La cohérence atteinte par les Coen dans leur peinture de la médiocrité humaine à toute épreuve est proprement impressionnante. Ainsi, le casting donne corps à cette indigence en ayant regroupé
une troupe d’acteurs rivalisant de créativité et de vraisemblance dans les mimiques et les comportements bas de plafond. Leur travail de composition à tous est époustouflant, la plupart (Frances
McDormand, Steve Buscemi, Peter Stormare…) devenant presque méconnaissables par rapport à leurs interprétations par ailleurs. Quant à William H. Macy, habituel « Mr. Nobody »
de second plan dans les productions hollywoodiennes – Boogie
nights
, par exemple –, il se voit ici offrir le plus beau rôle de sa carrière. Il y transcende précisément cette image anonyme de lui-même, et y puise de quoi créer le plus
pathétique des « Mr. Nobody », placé sous le feu des projecteurs alors qu’il n’a pas le début d’une idée de comment il doit s’y comporter.

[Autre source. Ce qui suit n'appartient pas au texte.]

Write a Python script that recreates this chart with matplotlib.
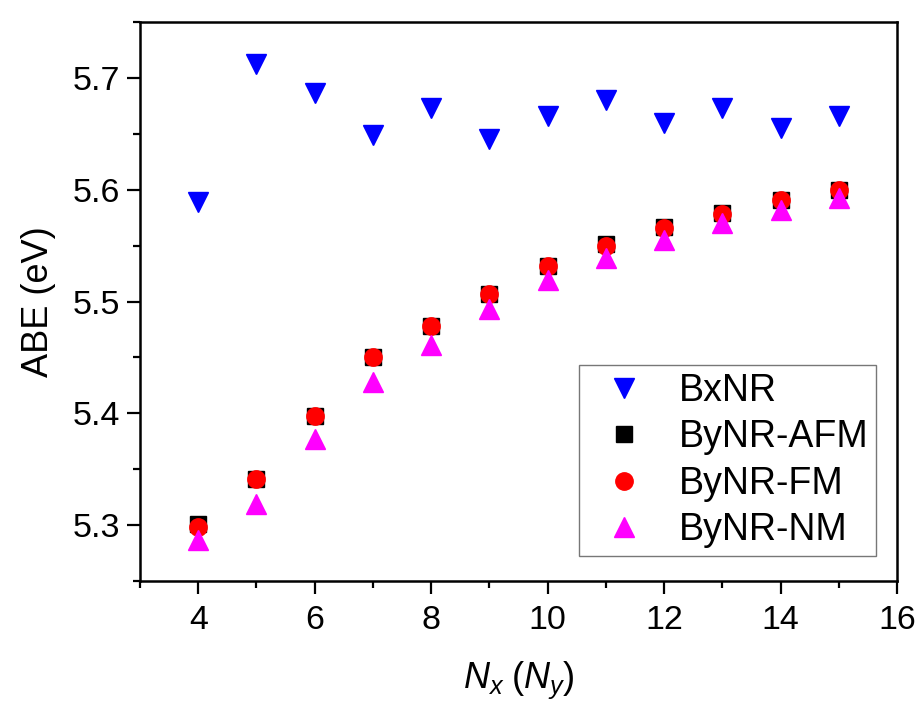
import matplotlib
matplotlib.use('Agg')
import matplotlib.pyplot as plt
from matplotlib.ticker import MultipleLocator

plt.rcParams['font.family'] = ['Liberation Sans', 'DejaVu Sans']
plt.rcParams['mathtext.fontset'] = 'custom'
plt.rcParams['mathtext.it'] = 'Liberation Sans:italic'
plt.rcParams['mathtext.rm'] = 'Liberation Sans'

# ===== data =====
n_sites = [4, 5, 6, 7, 8, 9, 10, 11, 12, 13, 14, 15]
abe_bx = [5.589, 5.712, 5.686, 5.649, 5.673, 5.645, 5.666, 5.680, 5.660, 5.673, 5.655, 5.666]
abe_by_afm = [5.301, 5.341, 5.398, 5.450, 5.478, 5.507, 5.532, 5.551, 5.567, 5.579, 5.591, 5.600]
abe_by_fm = [5.298, 5.341, 5.398, 5.450, 5.478, 5.507, 5.532, 5.550, 5.566, 5.578, 5.591, 5.600]
abe_by_nm = [5.287, 5.319, 5.377, 5.428, 5.461, 5.493, 5.519, 5.539, 5.555, 5.570, 5.582, 5.593]

fig = plt.figure(figsize=(9.21, 7.07), dpi=100)
ax = fig.add_axes([0.152, 0.178, 0.822, 0.791])

ax.plot(n_sites, abe_bx, ls='none', marker='v', ms=15, color='#0000ff', label='BxNR')
ax.plot(n_sites, abe_by_afm, ls='none', marker='s', ms=11.5, color='black', label='ByNR-AFM')
ax.plot(n_sites, abe_by_fm, ls='none', marker='o', ms=12.5, color='#ff0000', label='ByNR-FM')
ax.plot(n_sites, abe_by_nm, ls='none', marker='^', ms=15, color='#ff00ff', label='ByNR-NM')

ax.set_xlim(3, 16)
ax.set_ylim(5.25, 5.75)
ax.xaxis.set_major_locator(MultipleLocator(2))
ax.xaxis.set_minor_locator(MultipleLocator(1))
ax.yaxis.set_minor_locator(MultipleLocator(0.05))
ax.set_yticks([5.3, 5.4, 5.5, 5.6, 5.7])

ax.tick_params(which='both', direction='out', top=False, right=False, width=1.6, labelsize=24.5)
ax.tick_params(which='major', length=9.5)
ax.tick_params(which='minor', length=5)
ax.tick_params(axis='x', which='major', pad=8)
ax.tick_params(axis='y', which='major', pad=5)
for sp in ax.spines.values():
    sp.set_linewidth(1.8)

ax.set_xlabel(r'$N_x\;(N_y)$', fontsize=26, labelpad=17)
ax.set_ylabel('ABE (eV)', fontsize=26, labelpad=12)

leg = ax.legend(loc='lower right', bbox_to_anchor=(0.972, 0.045), fontsize=27,
                frameon=True, fancybox=False, edgecolor='#555555', borderpad=0.2,
                handletextpad=0.45, handlelength=2.0, labelspacing=0.28, borderaxespad=0)
leg.get_frame().set_linewidth(1.0)

fig.savefig('out.png', dpi=100, facecolor='white')
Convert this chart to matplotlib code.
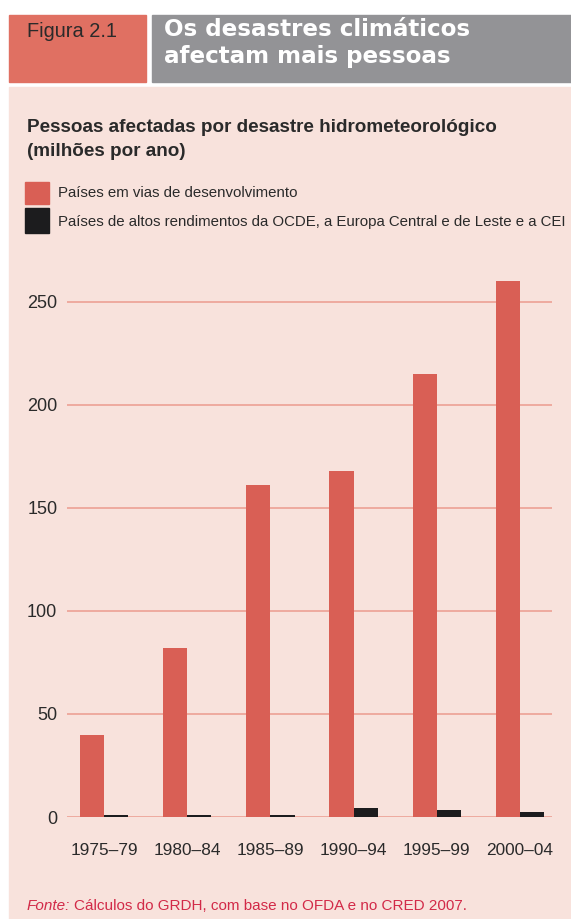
import numpy as np
import matplotlib
matplotlib.use('Agg')
import matplotlib.pyplot as plt
from matplotlib.patches import Rectangle

periods = ['1975–79', '1980–84', '1985–89', '1990–94', '1995–99', '2000–04']
developing = [40, 82, 161, 168, 215, 260]
high_income = [1.0, 1.0, 1.2, 4.2, 3.2, 2.4]
y_ticks = [0, 50, 100, 150, 200, 250]

W, H = 571, 919
SANS = 'Liberation Sans'
BG = '#f8e2dc'
RED = '#d95f55'
DARK = '#1c1c1e'
INK = '#2a2a2a'


def fx(x):
    return x / W


def fy(y):
    return 1 - y / H


def fit(txt, width):
    # shrink/grow a text so that it spans `width` pixels, like the condensed original
    fig.canvas.draw()
    cur = txt.get_window_extent().width
    txt.set_fontsize(txt.get_fontsize() * width / cur)


fig = plt.figure(figsize=(W / 100, H / 100), dpi=100)
fig.patch.set_facecolor('white')

# header boxes and pink panel
fig.patches.append(Rectangle((fx(9), fy(82)), fx(146 - 9), (82 - 15) / H,
                             transform=fig.transFigure, color='#e07062', zorder=0))
fig.patches.append(Rectangle((fx(152), fy(82)), fx(W - 152), (82 - 15) / H,
                             transform=fig.transFigure, color='#939396', zorder=0))
fig.patches.append(Rectangle((fx(9), 0), fx(W - 9), (H - 87) / H,
                             transform=fig.transFigure, color=BG, zorder=0))

t = fig.text(fx(27), fy(37), 'Figura 2.1', family=SANS, fontsize=15, color=INK, va='baseline')
fit(t, 90)
t = fig.text(fx(164), fy(36), 'Os desastres climáticos', family='DejaVu Sans', fontweight='bold',
             fontsize=15.5, color='white', va='baseline')
fit(t, 306)
fig.text(fx(164), fy(63), 'afectam mais pessoas', family='DejaVu Sans', fontweight='bold',
         fontsize=t.get_fontsize(), color='white', va='baseline')

t = fig.text(fx(27), fy(132), 'Pessoas afectadas por desastre hidrometeorológico', family=SANS,
             fontweight='bold', fontsize=13, color=INK, va='baseline')
fit(t, 470)
fig.text(fx(27), fy(156), '(milhões por ano)', family=SANS,
         fontweight='bold', fontsize=t.get_fontsize(), color=INK, va='baseline')

# legend
fig.patches.append(Rectangle((fx(25), fy(204)), fx(24), 22 / H, transform=fig.transFigure, color=RED))
fig.patches.append(Rectangle((fx(25), fy(233)), fx(24), 25 / H, transform=fig.transFigure, color=DARK))
t = fig.text(fx(58), fy(222), 'Países de altos rendimentos da OCDE, a Europa Central e de Leste e a CEI',
             family=SANS, fontsize=12, color=INK, va='center')
fit(t, 509)
fig.text(fx(58), fy(193), 'Países em vias de desenvolvimento', family=SANS,
         fontsize=t.get_fontsize(), color=INK, va='center')

# chart
ax = fig.add_axes([fx(67), (H - 817) / H, fx(485), 262 * 2.061 / H], zorder=2)
ax.set_facecolor('none')
x = np.arange(len(periods))
w = 0.29
ax.bar(x - w / 2, developing, w, color=RED, zorder=3)
ax.bar(x + w / 2, high_income, w, color=DARK, zorder=3)
ax.set_xlim(-0.445, 5.385)
ax.set_ylim(0, 262)
ax.set_yticks(y_ticks)
ax.set_xticks(x)
ax.set_xticklabels(periods)
ax.yaxis.grid(True, color='#eea69a', linewidth=1.3, zorder=1)
ax.set_axisbelow(True)
for s in ax.spines.values():
    s.set_visible(False)
ax.tick_params(axis='y', length=0, pad=7, labelsize=13, labelcolor=INK)
ax.tick_params(axis='x', length=0, pad=19, labelsize=12.4, labelcolor=INK)
for lab in ax.get_xticklabels() + ax.get_yticklabels():
    lab.set_family(SANS)

t1 = fig.text(fx(27), fy(910), 'Fonte:', family=SANS, style='italic', fontsize=12,
              color='#d22a48', va='baseline')
t2 = fig.text(fx(70), fy(910), 'Cálculos do GRDH, com base no OFDA e no CRED 2007.',
              family=SANS, fontsize=12, color='#d22a48', va='baseline')
fig.canvas.draw()
full = t2.get_window_extent().x1 - t1.get_window_extent().x0
scale = (440 - 4) / (full - (t2.get_window_extent().x0 - t1.get_window_extent().x1))
t1.set_fontsize(12 * scale)
t2.set_fontsize(12 * scale)
fig.canvas.draw()
t2.set_x((t1.get_window_extent().x1 + 4) / W)

fig.savefig('out.png', dpi=100)
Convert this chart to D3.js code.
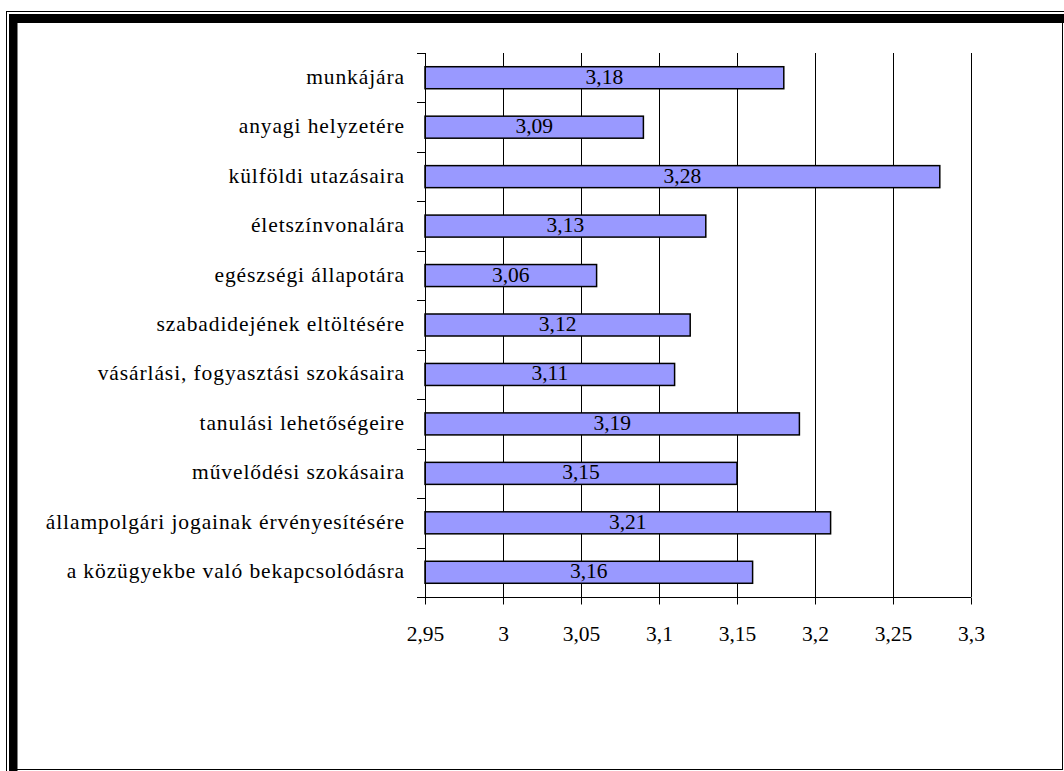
<!DOCTYPE html>
<html><head><meta charset="utf-8">
<script src="https://cdn.jsdelivr.net/npm/d3@7"></script>
<style>html,body{margin:0;padding:0;background:#fff;}svg{display:block;}</style>
</head><body>
<script>
const categories = ["munkájára","anyagi helyzetére","külföldi utazásaira","életszínvonalára","egészségi állapotára","szabadidejének eltöltésére","vásárlási, fogyasztási szokásaira","tanulási lehetőségeire","művelődési szokásaira","állampolgári jogainak érvényesítésére","a közügyekbe való bekapcsolódásra"];
const values = [3.18,3.09,3.28,3.13,3.06,3.12,3.11,3.19,3.15,3.21,3.16];
const xTicks = [2.95,3,3.05,3.1,3.15,3.2,3.25,3.3];

(function(){
const W=1064,H=771;
const svg=d3.select("body").append("svg").attr("width",W).attr("height",H);
const font="'Liberation Serif','Times New Roman',serif";
// frame
svg.append("rect").attr("x",6).attr("y",11).attr("width",1).attr("height",H-11).attr("fill","#000");
svg.append("rect").attr("x",6).attr("y",11).attr("width",W-6).attr("height",1).attr("fill","#000");
svg.append("rect").attr("x",9).attr("y",14).attr("width",8.5).attr("height",H-14).attr("fill","#000");
svg.append("rect").attr("x",9).attr("y",14).attr("width",W-9).attr("height",9).attr("fill","#000");
svg.append("rect").attr("x",1062).attr("y",23).attr("width",1).attr("height",747).attr("fill","#000");
svg.append("rect").attr("x",17).attr("y",769).attr("width",1046).attr("height",1).attr("fill","#000");

const pL=425,pR=971,pT=53,pB=597;
const x=d3.scaleLinear().domain([2.95,3.3]).range([pL,pR]);
const y=d3.scaleBand().domain(categories).range([pT,pB]).paddingInner(0.555).paddingOuter(0.2775);

// gridlines
svg.append("g").selectAll("line").data(xTicks.slice(1)).join("line")
 .attr("x1",d=>Math.round(x(d))+0.5).attr("x2",d=>Math.round(x(d))+0.5)
 .attr("y1",pT).attr("y2",pB).attr("stroke","#000").attr("stroke-width",1);

// bars
svg.append("g").selectAll("rect").data(values).join("rect")
 .attr("x",pL).attr("y",(d,i)=>y(categories[i]))
 .attr("width",d=>x(d)-pL).attr("height",y.bandwidth())
 .attr("fill","#9999ff").attr("stroke","#000").attr("stroke-width",1.5);

// x axis
const xAxis=d3.axisBottom(x).tickValues(xTicks).tickSize(7).tickPadding(21)
 .tickFormat(d=>d3.format("")(d).replace(".",","));
const gx=svg.append("g").attr("transform",`translate(0,${pB+0.5})`).call(xAxis);
gx.select(".domain").attr("stroke","#000").attr("d",`M${pL},0H${pR}`);
gx.selectAll(".tick line").attr("stroke","#000");
gx.selectAll("text").attr("font-family",font).attr("font-size","21.5px").attr("fill","#000");

// y axis line and ticks at band boundaries
const step=(pB-pT)/categories.length;
const g=svg.append("g");
g.append("line").attr("x1",pL+0.5).attr("x2",pL+0.5).attr("y1",pT).attr("y2",pB).attr("stroke","#000");
g.selectAll("line.yt").data(d3.range(categories.length+1)).join("line").attr("class","yt")
 .attr("x1",pL-8).attr("x2",pL).attr("y1",i=>Math.round(pT+i*step)+0.5).attr("y2",i=>Math.round(pT+i*step)+0.5).attr("stroke","#000");

// category labels
svg.append("g").selectAll("text").data(categories).join("text")
 .attr("x",405).attr("y",d=>y(d)+y.bandwidth()/2+6)
 .attr("text-anchor","end").attr("font-family",font).attr("font-size","21.5px")
 .attr("letter-spacing","0.9px").attr("fill","#000")
 .text(d=>d);

// value labels
svg.append("g").selectAll("text").data(values).join("text")
 .attr("x",d=>(pL+x(d))/2).attr("y",(d,i)=>y(categories[i])+y.bandwidth()/2+6)
 .attr("text-anchor","middle").attr("font-family",font).attr("font-size","21.5px").attr("fill","#000")
 .text(d=>d3.format(".2f")(d).replace(".",","));
})();
</script>
</body></html>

L’incarnation est donc importante dans Fargo, et l’observation l’est encore plus. Pour comparer une dernière fois ce film avec La source, les Coen ne se servent
pas de leur mise en scène pour exprimer leur empathie vis-à-vis des personnages (le choix de Bergman dans La source) mais pour juger ces derniers, avec sévérité et indifférence.
La caméra des Coen reste à bonne distance des protagonistes, qu’elle garde enfermés dans le décor tels des petites figurines dans une vitrine. Elle ne prodigue à leur égard ni cadrages flatteurs,
ni coupes installant une dynamique flatteuse et stimulante. Bien au contraire, la plupart des scènes, y compris les plus dramatiques, sont couvertes par des plans fixes dont le prolongement dans
le temps distille un malaise croissant, ou bien par des travellings avant étirés à l’extrême et d’une lenteur soutenue. Ces travellings, de même que les fondus au noir appuyés qui concluent la
majorité des séquences, sont l’expression du point de vue de la présence supérieure et extérieure qui scrute ces individus, sait à l’avance ce qui va se produire dans leur vie, et les toise avec
un mépris non dissimulé. Cette présence, c’est celle des frères Coen ; par le biais de leur – excellent – cinéma, elle devient également la nôtre. Et notre foi en l’espèce humaine (toute
relative en ce qui me concerne) en prend un sacré coup.

 

Comme promis, j’évoque rapidement The barber. Dernier grand film des frères Coen avant un passage à vide de six ans (ce qui est très long pour eux), The barber se
situe à mi-chemin entre Fargo – pour le récit d’une combine foireuse qui… foire, dans les grandes largeurs – et Miller’s crossing, pour l’exercice de style reconstituant le passé mythologique des USA autant que celui
de l’univers du film et du roman noir. Miller’s crossing revient jusqu’aux années 1930, The barber se pose dans l’immédiate après-guerre, en 1949. Les deux œuvres
sont visuellement sublimes, le premier dans sa photographie aux teintes ocres et dorées, le second dans son noir et blanc ciselé qui touche à la perfection de ce style. L’un comme l’autre film se
trouvent également à plusieurs reprises au bord d’être étouffés par cette obsession de la forme, à chaque fois que le récit donne des signes de faiblesse. Dans The barber, le
caractère jetable de seconds rôles qui ne font que passer en coup de vent, la noirceur dénuée de tout contrechamp (pointes d’humour, digressions anodines…) du propos, la subjectivité radicale du
point de vue du narrateur / personnage principal, semblent devoir construire peu à peu un film quelque peu vain, qui tourne à vide. Et puis vient la conclusion, qui renverse complètement ces
préjugés négatifs et fait éclater au grand jour la cohérence d’ensemble et le bien-fondé de l’œuvre – comme dans Miller’s crossing, de nouveau. Lorsqu’il en arrive enfin à la
situation présente du héros, le récit en voix-off qui scande The barber et sa tonalité mortifère prennent tout leur sens. Il émerge alors du film, contre toute attente, un lyrisme
désespéré qui grandit jusqu’à atteindre son paroxysme dans une ultime minute bouleversante, pour nos yeux – le blanc aveuglant, irréel du décor – et nos oreilles : la dernière réplique,
«Maybe the things I don’t understand will be clearer there… and maybe there, I could tell her all those things they don’t have words for here », ne pourrait être plus poignante. Une
déclaration d’amour aussi belle que trop, beaucoup trop tardive.